Agreeement does not cover “salary”?
Also, since “The terms of the agreement, however, do not provide for collective bargaining and negotiations over salary” – Isn’t this exclusion making the agreement redundant since “salary” might be the most important benefit to the workers?
Is there any other labour movement in any developed democratic country that would arrange for such an agreement?
Resorts World Sentosa also don’t cover “salary”.
As if the above wasn’t bad enough, the report also state that the terms penned in the agreement are similar to those agreed on with Resorts World Sentosa, which had given the green light to AREU in 2011. This imply that all the workers in the integrated resorts have this type of “wayang” agreement.
Union’s perception of their role?
What is perhaps even more telling as to how our unions view their role of fighting for workers’ rights, When the union was asked why the discussions took so long, they replied to the paper that it’s the norm and that every company will ask for time.
Also, since the MOU is “to offer union membership to more than 80 per cent of the integrated resort’s staff” – what about the other 20 per cent?

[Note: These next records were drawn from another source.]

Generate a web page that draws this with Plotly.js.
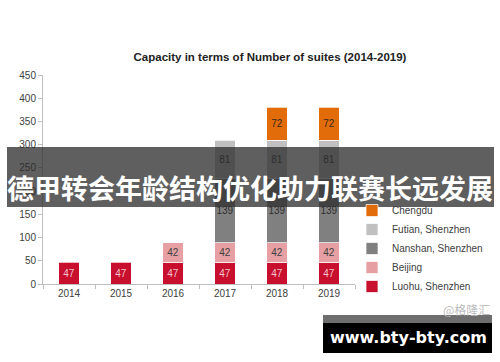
<!DOCTYPE html>
<html>
<head>
<meta charset="utf-8">
<script src="https://cdn.plot.ly/plotly-3.0.1.min.js"></script>
<style>html,body{margin:0;padding:0;background:#fff;}#chart{width:500px;height:362px;}</style>
</head>
<body>
<div id="chart"></div>
<script>
const years = ['2014', '2015', '2016', '2017', '2018', '2019'];
const luohu = [47, 47, 47, 47, 47, 47];
const beijing = [null, null, 42, 42, 42, 42];
const nanshan = [null, null, null, 139, 139, 139];
const futian = [null, null, null, 81, 81, 81];
const chengdu = [null, null, null, null, 72, 72];
const seriesNames = ['Luohu, Shenzhen', 'Beijing', 'Nanshan, Shenzhen', 'Futian, Shenzhen', 'Chengdu'];
const yTicks = [0, 50, 100, 150, 200, 250, 300, 350, 400, 450];

const colors = ['#C8102E', '#E6A0A3', '#808080', '#C0C0C0', '#E36C0A'];
const textColors = ['#F4C3CC', '#404040', '#303030', '#303030', '#3a2a1a'];
const values = [luohu, beijing, nanshan, futian, chengdu];

const traces = values.map((v, i) => ({
  type: 'bar',
  x: years,
  y: v,
  name: seriesNames[i],
  marker: {color: colors[i], line: {color: 'rgba(255,255,255,0.7)', width: 1}},
  text: v.map(d => d == null ? '' : String(d)),
  textposition: 'inside',
  insidetextanchor: 'middle',
  textangle: 0,
  constraintext: 'none',
  textfont: {family: 'Liberation Sans, Arial, sans-serif', size: 10, color: textColors[i]},
  hoverinfo: 'skip'
}));

// page-pixel helpers -> paper coords
const L = 43, R = 355, T = 75, B = 284;
const px = x => (x - L) / (R - L);
const py = y => (B - y) / (B - T);

const layout = {
  width: 500, height: 362,
  margin: {l: L, r: 500 - R, t: T, b: 362 - B, pad: 0, autoexpand: false},
  paper_bgcolor: '#fff', plot_bgcolor: '#fff',
  barmode: 'stack',
  bargap: 0.61,
  showlegend: true,
  title: {
    text: '<b>Capacity in terms of Number of suites (2014-2019)</b>',
    font: {family: 'Liberation Sans, Arial, sans-serif', size: 11.5, color: '#222'},
    x: 0.54, xanchor: 'center', xref: 'container',
    y: 1 - 57 / 362, yanchor: 'middle', yref: 'container'
  },
  xaxis: {
    type: 'category',
    showline: true, linecolor: '#bfbfbf', linewidth: 1,
    ticks: 'outside', ticklen: 4, tickcolor: '#bfbfbf', tickson: 'boundaries',
    tickfont: {family: 'Liberation Sans, Arial, sans-serif', size: 10, color: '#404040'},
    showgrid: false, zeroline: false, fixedrange: true
  },
  yaxis: {
    range: [0, 450],
    tickvals: yTicks,
    showline: true, linecolor: '#bfbfbf', linewidth: 1,
    ticks: 'outside', ticklen: 4, tickcolor: '#bfbfbf',
    tickfont: {family: 'Liberation Sans, Arial, sans-serif', size: 10, color: '#404040'},
    showgrid: false, zeroline: false, fixedrange: true
  },
  legend: {
    traceorder: 'reversed',
    x: px(352), xanchor: 'left', xref: 'paper',
    y: py(196), yanchor: 'top', yref: 'paper',
    font: {family: 'Liberation Sans, Arial, sans-serif', size: 10, color: '#404040'},
    itemwidth: 30, tracegroupgap: 0,
    bgcolor: 'rgba(0,0,0,0)'
  },
  shapes: [
    {type: 'rect', xref: 'paper', yref: 'paper', layer: 'above',
     x0: px(7), x1: px(494), y0: py(147), y1: py(207),
     fillcolor: 'rgba(45,45,45,0.76)', line: {width: 0}},
    {type: 'rect', xref: 'paper', yref: 'paper', layer: 'above',
     x0: px(323), x1: px(492), y0: py(315), y1: py(323),
     fillcolor: '#6e6e6e', line: {width: 0}},
    {type: 'rect', xref: 'paper', yref: 'paper', layer: 'above',
     x0: px(323), x1: px(492), y0: py(323), y1: py(353),
     fillcolor: '#000000', line: {width: 0}}
  ],
  annotations: [
    {text: '<b>德甲转会年龄结构优化助力联赛长远发展</b>', xref: 'paper', yref: 'paper',
     x: px(250), y: py(187), xanchor: 'center', yanchor: 'middle', showarrow: false,
     font: {family: 'Noto Sans CJK SC, sans-serif', size: 27, color: '#ffffff'}},
    {text: '@格隆汇', xref: 'paper', yref: 'paper',
     x: px(466), y: py(309), xanchor: 'center', yanchor: 'middle', showarrow: false,
     font: {family: 'Noto Sans CJK SC, sans-serif', size: 12, color: '#bdbdbd'}},
    {text: '<b>www.bty-bty.com</b>', xref: 'paper', yref: 'paper',
     x: px(408), y: py(337), xanchor: 'center', yanchor: 'middle', showarrow: false,
     font: {family: 'DejaVu Sans, sans-serif', size: 16, color: '#ffffff'}}
  ]
};

Plotly.newPlot('chart', traces, layout, {staticPlot: true, displayModeBar: false});
</script>
</body>
</html>
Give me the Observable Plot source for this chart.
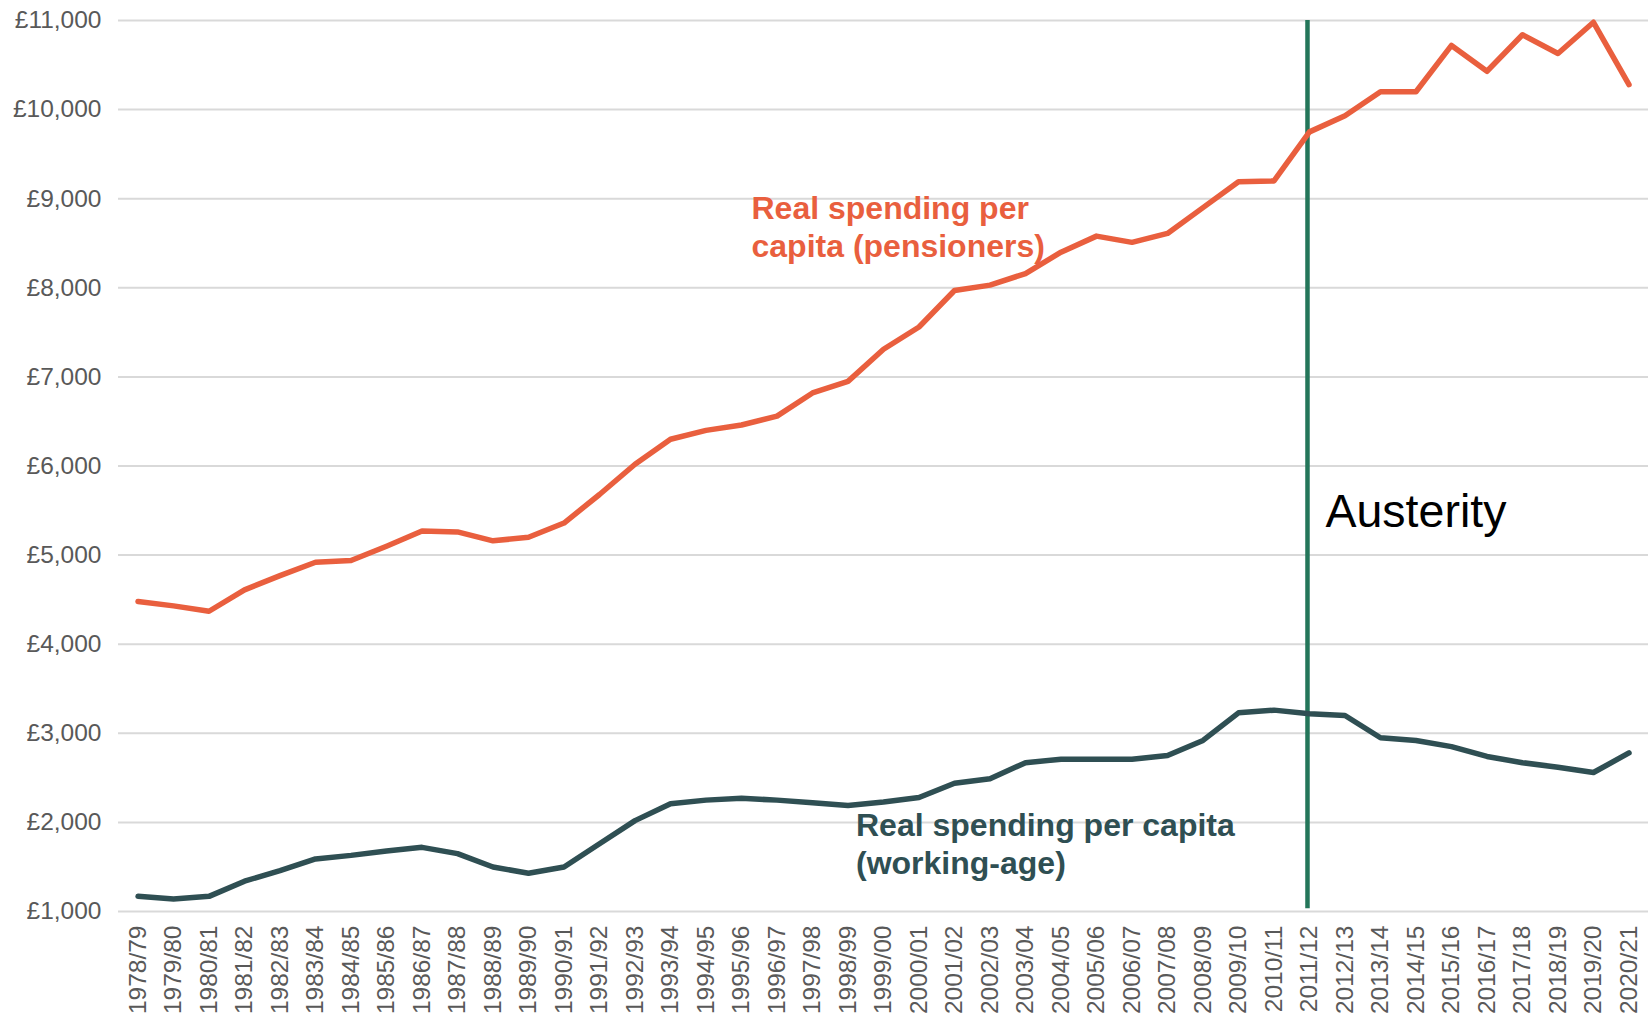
<!DOCTYPE html>
<html>
<head>
<meta charset="utf-8">
<script src="https://cdn.jsdelivr.net/npm/d3@7"></script>
<script src="https://cdn.jsdelivr.net/npm/@observablehq/plot@0.6"></script>
<style>
  html, body { margin: 0; padding: 0; background: #ffffff; overflow: hidden; }
  #chart svg { display: block; }
</style>
</head>
<body>
<div id="chart"></div>
<script>
const years = ["1978/79","1979/80","1980/81","1981/82","1982/83","1983/84","1984/85","1985/86","1986/87","1987/88","1988/89","1989/90","1990/91","1991/92","1992/93","1993/94","1994/95","1995/96","1996/97","1997/98","1998/99","1999/00","2000/01","2001/02","2002/03","2003/04","2004/05","2005/06","2006/07","2007/08","2008/09","2009/10","2010/11","2011/12","2012/13","2013/14","2014/15","2015/16","2016/17","2017/18","2018/19","2019/20","2020/21"];

const pensioners = [4480,4430,4370,4610,4770,4920,4940,5100,5270,5260,5160,5200,5360,5680,6020,6300,6400,6460,6560,6820,6950,7310,7560,7970,8030,8160,8400,8580,8510,8610,8900,9190,9200,9750,9930,10200,10200,10720,10430,10840,10630,10980,10280];

const workingAge = [1170,1140,1170,1340,1460,1590,1630,1680,1720,1650,1500,1430,1500,1760,2020,2210,2250,2270,2250,2220,2190,2230,2280,2440,2490,2670,2710,2710,2710,2750,2920,3230,3260,3220,3200,2950,2920,2850,2740,2670,2620,2560,2780];

const yTicks = [1000,2000,3000,4000,5000,6000,7000,8000,9000,10000,11000];

const austerityYear = "2011/12";
const pensLabel = "Real spending per\ncapita (pensioners)";
const workLabel = "Real spending per capita\n(working-age)";
const austerityLabel = "Austerity";

const pensData = years.map((y, i) => ({year: y, value: pensioners[i]}));
const workData = years.map((y, i) => ({year: y, value: workingAge[i]}));

const orange = "#E95F3E";
const slate = "#2F4F53";
const green = "#24765A";

const chart = Plot.plot({
  width: 1648,
  height: 1014,
  marginLeft: 118,
  marginRight: 0,
  marginTop: 20,
  marginBottom: 103,
  style: {fontFamily: "'Liberation Sans', Arial, sans-serif", background: "#ffffff"},
  x: {type: "point", domain: years, padding: 0.55, round: false, label: null},
  y: {domain: [1000, 11000], label: null},
  marks: [
    Plot.gridY(yTicks, {stroke: "#d9d9d9", strokeWidth: 2, strokeOpacity: 1}),
    Plot.axisY(yTicks, {tickSize: 0, tickPadding: 17, tickFormat: d => "£" + d3.format(",")(d), fontSize: 24.5, fill: "#595959", label: null}),
    Plot.axisX({tickSize: 0, tickRotate: -90, tickPadding: 14, fontSize: 24.5, fill: "#595959", label: null}),
    Plot.ruleX([austerityYear], {y1: 1030, y2: 11000, dx: -2, stroke: green, strokeWidth: 4.5}),
    Plot.line(pensData, {x: "year", y: "value", stroke: orange, strokeWidth: 5.5, strokeLinecap: "round", strokeLinejoin: "round"}),
    Plot.line(workData, {x: "year", y: "value", stroke: slate, strokeWidth: 5.5, strokeLinecap: "round", strokeLinejoin: "round"}),
    Plot.text([pensLabel], {x: () => "1995/96", y: () => 8700, text: d => d, dx: 10, textAnchor: "start", lineAnchor: "middle", lineHeight: 1.2, fontSize: 32, fontWeight: "bold", fill: orange}),
    Plot.text([workLabel], {x: () => "1998/99", y: () => 1770, text: d => d, dx: 8, textAnchor: "start", lineAnchor: "middle", lineHeight: 1.2, fontSize: 32, fontWeight: "bold", fill: slate}),
    Plot.text([austerityLabel], {x: () => austerityYear, y: () => 5480, text: d => d, dx: 16, textAnchor: "start", lineAnchor: "middle", fontSize: 46.5, fill: "#000000"})
  ]
});

document.getElementById("chart").appendChild(chart);
</script>
</body>
</html>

Asean Human Rights Declaration?
Singapore is a signatory to the Asean Human Rights Declaration, in which article 27 (2) says “Every person has the right to form trade unions and join the trade union of his or her choice for the protection of his or her interests, in accordance with national laws and regulations.”
So, did we sign it just for show, or really implementing it in spirit? – I hope the answer is the obvious one – for the sake of Singapore’s workers.